Frank van Meel’s previous post was as managing director of none other than quattro GmbH up the road in Ingolstadt, so it seems only right to enquire about the possibility of xDrive arriving on M-cars. Given the somewhat frisky nature of the current turbocharged M4 in the wet, perhaps some sort of, admittedly rear-biased, system wouldn’t be a bad thing?

‘We do not rule out any technology,’ he replies. ‘For us it’s more a philosophy of how the car should drive. If a technology allows us to do that and gives us advantages then we will do that. That also goes for a rear-driven car with a little bit more traction. There are a lot of cars with all-wheel drive that sacrifice grip at the front because they have these driveshafts at the front, so the tyres have to be small to fit in the wheel-houses. But then you lose grip at the front axle and you lose agility, and then you have to adapt the whole car. If it could be rear-wheel biased and if the power-to-weight ratio would be like it is today, and if there would be no compromise regarding grip at the front axle, then it might be an idea. But I think from a technology standpoint that is going to be really difficult. The front axle is a MacPherson strut and it gets difficult to do something like that without compromise. Maybe we will find a solution one day, but we are really happy with the overall concept of the M3 and M4 as it is right now, even though on greasy tracks I need to work a little…’

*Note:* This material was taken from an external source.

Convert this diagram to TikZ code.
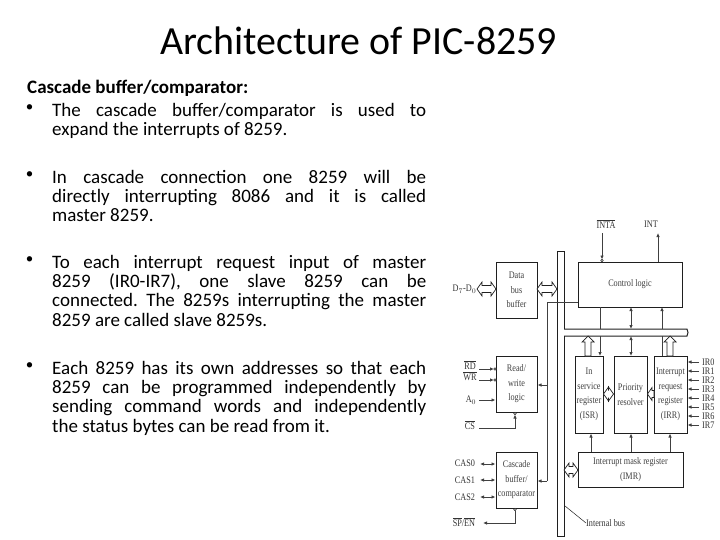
\documentclass[tikz,border=0pt]{standalone}
\usepackage{fontspec}
\setmainfont{Carlito}
\newfontfamily\dgm[FakeStretch=0.82]{Liberation Serif}
\usetikzlibrary{arrows.meta}
\frenchspacing
\AtBeginDocument{\lineskiplimit=-20pt\relax}
\definecolor{ink}{gray}{0.12}
\definecolor{wire}{gray}{0.25}
\newcommand{\hdbl}[3]{\draw[fatarrow] (#1,#3) -- ++(5,-7) -- ++(0,3.5) -- (#2-5,#3-3.5) -- ++(0,-3.5) -- (#2,#3) -- (#2-5,#3+7) -- ++(0,-3.5) -- (#1+5,#3+3.5) -- ++(0,3.5) -- cycle;}
\newcommand{\vup}[3]{\draw[fatarrow] (#1,#3) -- ++(-6,6) -- ++(3,0) -- (#1-3,#2) -- (#1+3,#2) -- (#1+3,#3+6) -- ++(3,0) -- cycle;}
\tikzset{
  x=1pt,y=-1pt,
  block/.style={draw=ink,line width=1pt,fill=white,inner sep=0pt,align=center,font=\dgm\fontsize{10}{14.5}\selectfont,text=black!75},
  lab/.style={inner sep=0pt,align=center,font=\dgm\fontsize{10}{10}\selectfont,text=black!80},
  wireline/.style={draw=wire,line width=0.8pt},
  sig/.style={wireline,-{Latex[length=4pt,width=3.5pt]}},
  sigboth/.style={wireline,{Latex[length=4pt,width=3.5pt]}-{Latex[length=4pt,width=3.5pt]}},
  fatarrow/.style={draw=ink,line width=0.7pt,fill=white,line join=miter},
  bubble/.style={circle,draw=ink,fill=white,line width=0.5pt,inner sep=0pt,minimum size=2.5pt},
  para/.style={anchor=north west,inner sep=0pt,text width=374pt,align=justify,font=\fontsize{19}{19.3}\selectfont},
  bull/.style={anchor=center,inner sep=0pt,font=\fontsize{15}{15}\selectfont},
}
\begin{document}
\begin{tikzpicture}
\useasboundingbox (0,0) rectangle (720,540);
\node[inner sep=0pt,font=\fontsize{39.9}{44}\selectfont] (title) at (358.5,41) {Architecture of PIC-8259};
\node[anchor=north west,inner sep=0pt,font=\fontsize{19}{19.3}\selectfont\bfseries] (head) at (27,80) {Cascade buffer/comparator:};
\node[bull] (b1) at (29.5,108.5) {•};
\node[para] (p1) at (52,103) {The cascade buffer/comparator is used to\linebreak expand the interrupts of 8259.};
\node[bull] (b2) at (29.5,175.5) {•};
\node[para] (p2) at (52,170) {In cascade connection one 8259 will be\linebreak directly interrupting 8086 and it is called\linebreak master 8259.};
\node[bull] (b3) at (29.5,260.5) {•};
\node[para] (p3) at (52,255) {To each interrupt request input of master\linebreak 8259 (IR0-IR7), one slave 8259 can be\linebreak connected. The 8259s interrupting the master\linebreak 8259 are called slave 8259s.};
\node[bull] (b4) at (29.5,366.5) {•};
\node[para] (p4) at (52,361) {Each 8259 has its own addresses so that each\linebreak 8259 can be programmed independently by\linebreak sending command words and independently\linebreak the status bytes can be read from it.};
% internal bus
\draw[ink,line width=1pt] (564,329) -- (564,251) -- (557,251) -- (557,536) -- (564,536) -- (564,336);
\draw[ink,line width=1pt] (564,329) -- (687,329) -- (688,332.5) -- (687,336) -- (564,336);
% blocks
\node[block,minimum width=41pt,minimum height=56pt] (data) at (516.5,290) {Data\\bus\\buffer};
\node[block,minimum width=104pt,minimum height=45pt] (ctrl) at (630,284.5) {Control logic};
\node[block,minimum width=41pt,minimum height=56pt] (rw) at (516.5,384) {Read/\\write\\logic};
\node[block,minimum width=41pt,minimum height=56pt] (cas) at (516.5,480) {Cascade\\buffer/\\comparator};
\node[block,minimum width=28pt,minimum height=77pt] (isr) at (589,394.5) {In\\service\\register\\(ISR)};
\node[block,minimum width=33pt,minimum height=77pt] (prio) at (630.5,394.5) {Priority\\resolver};
\node[block,minimum width=33pt,minimum height=77pt] (irr) at (670.5,394.5) {Interrupt\\request\\register\\(IRR)};
\node[block,minimum width=105pt,minimum height=35pt] (imr) at (630.5,469.5) {Interrupt mask register\\(IMR)};
% fat arrows
\hdbl{477}{496}{289}
\hdbl{537}{557}{289}
\hdbl{603.5}{613.5}{394}
\draw[fatarrow] (647.5,394) -- (652,387.5) -- (652,390.5) -- (654,390.5) -- (654,397.5) -- (652,397.5) -- (652,400.5) -- cycle;
\hdbl{564}{578}{470}
\vup{588}{356}{336}
\vup{670}{356}{336}
% labels
\node[lab] (inta) at (606,224) {$\overline{\mbox{\dgm INTA}}$};
\node[lab] (int) at (651,224) {INT};
\node[lab] (d) at (464.5,289) {D$_7$-D$_0$};
\node[lab] (rd) at (470,365) {$\overline{\mbox{\dgm RD}}$};
\node[lab] (wr) at (470,376) {$\overline{\mbox{\dgm WR}}$};
\node[lab] (a0) at (471,400) {A$_0$};
\node[lab] (cs) at (470,425) {$\overline{\mbox{\dgm CS}}$};
\node[lab] (cas0) at (465,463) {CAS0};
\node[lab] (cas1) at (465,480) {CAS1};
\node[lab] (cas2) at (465,497) {CAS2};
\node[lab] (sp) at (464,522) {$\overline{\mbox{\dgm SP}}$/$\overline{\mbox{\dgm EN}}$};
\node[lab,anchor=west] (ibus) at (586,523) {Internal bus};
\foreach \n/\y in {0/362,1/371,2/380,3/389,4/398,5/407,6/416,7/425}{
  \node[lab,anchor=west] (ir\n) at (702,\y) {IR\n};
  \draw[sig] (ir\n.west) ++(-3,0) -- (irr.east |- ir\n.west);
}
% control connectors
\coordinate (intaE) at (602,259.5);
\draw[sig] (602,233) -- (intaE);
\node[bubble] (intaB) at (602,260.5) {};
\coordinate (intT) at (658,233);
\draw[sig] (658,262) -- (intT);
\coordinate (hbT) at (600,329);
\coordinate (hbB) at (600,336);
\draw[wireline] (600,307) -- (hbT);
\draw[sig] (hbB) -- (600,356);
\draw[sigboth] (631,307) -- (631,329);
\draw[sigboth] (631,336) -- (631,356);
\draw[sig] (662,329) -- (662,307);
\draw[wireline] (662,336) -- (662,356);
% secondary bus
\coordinate (busTop) at (547,302);
\draw[wireline] (ctrl.west |- busTop) -- (busTop) -- (547,481);
\draw[sig] (547,385) -- (rw.east |- 0,385);
\draw[sig] (547,481) -- (cas.east |- 0,481);
% read/write inputs
\draw[sig] (479,369) -- (494,369);
\node[bubble] at (495,369) {};
\draw[sig] (479,380) -- (494,380);
\node[bubble] at (495,380) {};
\draw[sig] (479,400) -- (rw.west |- 0,400);
\coordinate (csC) at (515,428);
\draw[wireline,-{Latex[length=4pt,width=3.5pt]}] (479,428) -- (csC) -- (515,414.5);
\node[bubble] at (515,413.5) {};
% cascade
\draw[sigboth] (480,464) -- (cas.west |- 0,464);
\draw[sigboth] (480,480) -- (cas.west |- 0,480);
\draw[sigboth] (480,497) -- (cas.west |- 0,497);
\node[bubble] (spB) at (515,509.5) {};
\draw[wireline,-{Latex[length=4pt,width=3.5pt]}] (spB.south) -- (515,523) -- (483,523);
% fan-in from IMR
\draw[sig] (591,452) -- (591,433.5);
\draw[sig] (631,452) -- (631,433.5);
\draw[sig] (670,452) -- (670,433.5);
% internal bus leader
\draw[ink,line width=0.5pt] (565,506) -- (ibus.west);
\end{tikzpicture}
\end{document}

Finally, I ask van Meel if he has a favourite M-car from the past. Without hesitation he says: ‘Yes, the 1-series M Coupe. I think I like it the best because that’s also difficult to drive in the wet! But it gives you the fun.’ If ever there was a response to give us all hope that M is in good hands, I think that is it.

BMW’s new M2 sound a bit soft for you? Then you’ll want to scan BMW’s M Performance parts catalogue to see what takes your fancy from the factory upgrade options – options that are already on offer before even the first M2s reach the showrooms.

There are the usual carbonfibre add-ons for the bodywork (front splitter, side sills, rear diffuser, and spoiler and mirror caps) and inside the carbon-fest continues on the gearlever, centre console and handbrake. And, of course, there are acres of Alcantara available for pretty much every surface you come into contact with.

But it is the bits you can’t see that really interest us, and no doubt you, too. There is a set of uprated brake pads (the discs remain the standard items) to help reduce fade during long sessions on track, as Jethro describes in our review. There’s an uprated sports exhaust, too, which includes a flap that can be controlled via your phone. The exhaust offers two modes, Sport and Track, with the latter said to increase noise from the 3-litre turbocharged straight-six. We’ll have to wait and see what trackday organisers think of the increased decibel level.

However, it’s the chassis upgrades that really grab our attention, specifically adjustable coilovers. The kit lowers the car by 5mm, but additional manual adjustments allow a further 20mm height reduction. The dampers are also adjustable over 16 settings for rebound and 12 for compression, allowing for individual setups depending on the intended application, from fast road use to serious track driving.